The practical setup is straightforward. Put the legal terms in a durable public document, make the smart contract or metadata point to it, and keep version control clear. If terms can change, explain when and how. Better yet, avoid changeable rights unless there is a compelling reason. Collectors hate moving goalposts, and honestly, they should. For higher-value projects, have counsel review the license language, especially if you are granting broad commercial rights or using CC0 while also planning trademark enforcement. Smart contracts are excellent infrastructure. They are not a substitute for drafting. Treat them as the rails, not the whole train.

The IP Mistakes That Hurt NFT Creators Most Are Usually Boring, Preventable, and Expensive

The biggest IP problems in NFT projects are rarely exotic. They are basic mistakes with expensive consequences. Using art you do not fully own. Commissioning work without a written agreement that assigns rights. Minting fan art based on someone else’s protected characters. Promising commercial rights in a roadmap graphic, then publishing terms that say something narrower. Forgetting to clear music, fonts, stock elements, or brand references embedded in the art. Not filing trademarks until someone else grabs the project name first. These are not edge cases. They are the stuff that blows up launches, drains treasury time, and turns a fun collection into a legal cleanup operation.

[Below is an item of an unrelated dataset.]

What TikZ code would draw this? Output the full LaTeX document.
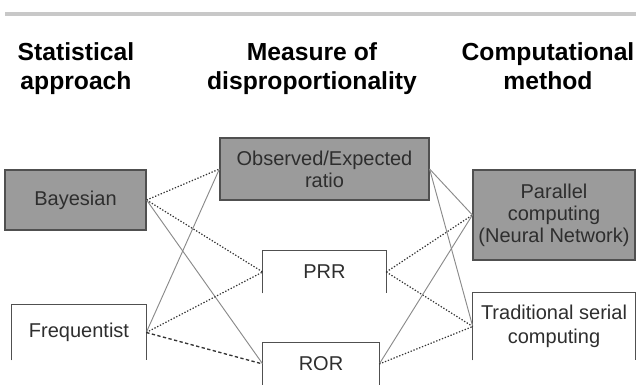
\documentclass[tikz,border=0pt]{standalone}
\usepackage{fontspec}
\setmainfont{Liberation Sans}
\definecolor{boxfill}{HTML}{9B9B9B}
\definecolor{boxedge}{HTML}{505050}
\definecolor{boxtext}{HTML}{2E2E2E}
\definecolor{topline}{HTML}{C8C8C8}
\definecolor{solidline}{HTML}{8A8A8A}
\definecolor{dotline}{HTML}{333333}
\begin{document}
\begin{tikzpicture}[x=0.75pt,y=-0.75pt]

    \tikzset{
      header/.style={
        anchor=north,
        align=center,
        inner sep=0pt,
        font=\fontsize{18.5}{22}\selectfont\bfseries,
      },
      shaded/.style={
        draw=boxedge,
        fill=boxfill,
        line width=0.9pt,
        text=boxtext,
        align=center,
        inner sep=0pt,
        font=\fontsize{15}{16.5}\selectfont,
      },
      open/.style={
        text=boxtext,
        align=center,
        inner sep=0pt,
        font=\fontsize{15}{18}\selectfont,
      },
      sides/.style={color={boxedge}, line width=0.9pt},
      dots/.style={color={dotline}, line width=0.9pt, dash pattern=on 1pt off 1.3pt},
      dashes/.style={color={dotline}, line width=1pt, dash pattern=on 2.5pt off 1.8pt},
      plainline/.style={color={solidline}, line width=0.7pt},
    }
    \useasboundingbox (0,0) rectangle (636,385);
    \draw[color={topline}, line width=2.6pt] (5,14) -- (636,14);

    \node[header] (stat) at (76,42) {Statistical\\approach};
    \node[header] (meas) at (312,42) {Measure of\\disproportionality};
    \node[header] (comp) at (548,42) {Computational\\method};

    \node[shaded, minimum width=105.75pt, minimum height=45pt] (bayes) at (75.5,200) {Bayesian};
    \node[open, minimum width=100.5pt, minimum height=41.25pt] (freq) at (79,332.5) {Frequentist};
    \node[shaded, minimum width=156.75pt, minimum height=46.5pt] (obs) at (324.5,169) {Observed/Expected\\ratio};
    \node[open, minimum width=92.25pt, minimum height=31.5pt] (prr) at (324.5,272) {PRR};
    \node[open, minimum width=87pt, minimum height=32.25pt] (ror) at (321,364) {ROR};
    \node[shaded, minimum width=121.5pt, minimum height=67.5pt] (par) at (554,215) {Parallel\\computing\\(Neural Network)};
    \node[open, minimum width=121.5pt, minimum height=50.25pt] (serial) at (554,326.5) {Traditional serial\\computing};

    \foreach \n in {freq,prr,ror,serial}
      \draw[sides] (\n.south west) |- (\n.north east) -- (\n.south east);

    \draw[dots] (bayes.east) -- (obs.west);
    \draw[dots] (bayes.east) -- (prr.west);
    \draw[plainline] (bayes.east) -- (ror.west);
    \draw[plainline] (freq.east) -- (obs.west);
    \draw[dots] (freq.east) -- (prr.west);
    \draw[dashes] (freq.east) -- (ror.west);

    \draw[plainline] (obs.east) -- (par.west);
    \draw[plainline] (obs.east) -- (serial.west);
    \draw[dots] (prr.east) -- (par.west);
    \draw[dots] (prr.east) -- (serial.west);
    \draw[plainline] (ror.east) -- (par.west);
    \draw[dots] (ror.east) -- (serial.west);

\end{tikzpicture}
\end{document}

If you are creating, run a boring checklist before mint day. Confirm chain of title for every asset. Get contributor agreements signed. Decide whether your model is all rights reserved, limited license, broad commercial rights, or CC0, then write terms to match. Check whether your collection name or logo should be protected by trademark. Make sure metadata and marketplace descriptions do not overpromise. And if you are buying because you hope to build a business around an NFT, read the rights before you spend money. Plenty of collectors learned that lesson after discovering their “brand asset” was really just a profile picture with personal display rights. The art matters. The community matters. But the fine print decides what anyone is actually allowed to do next.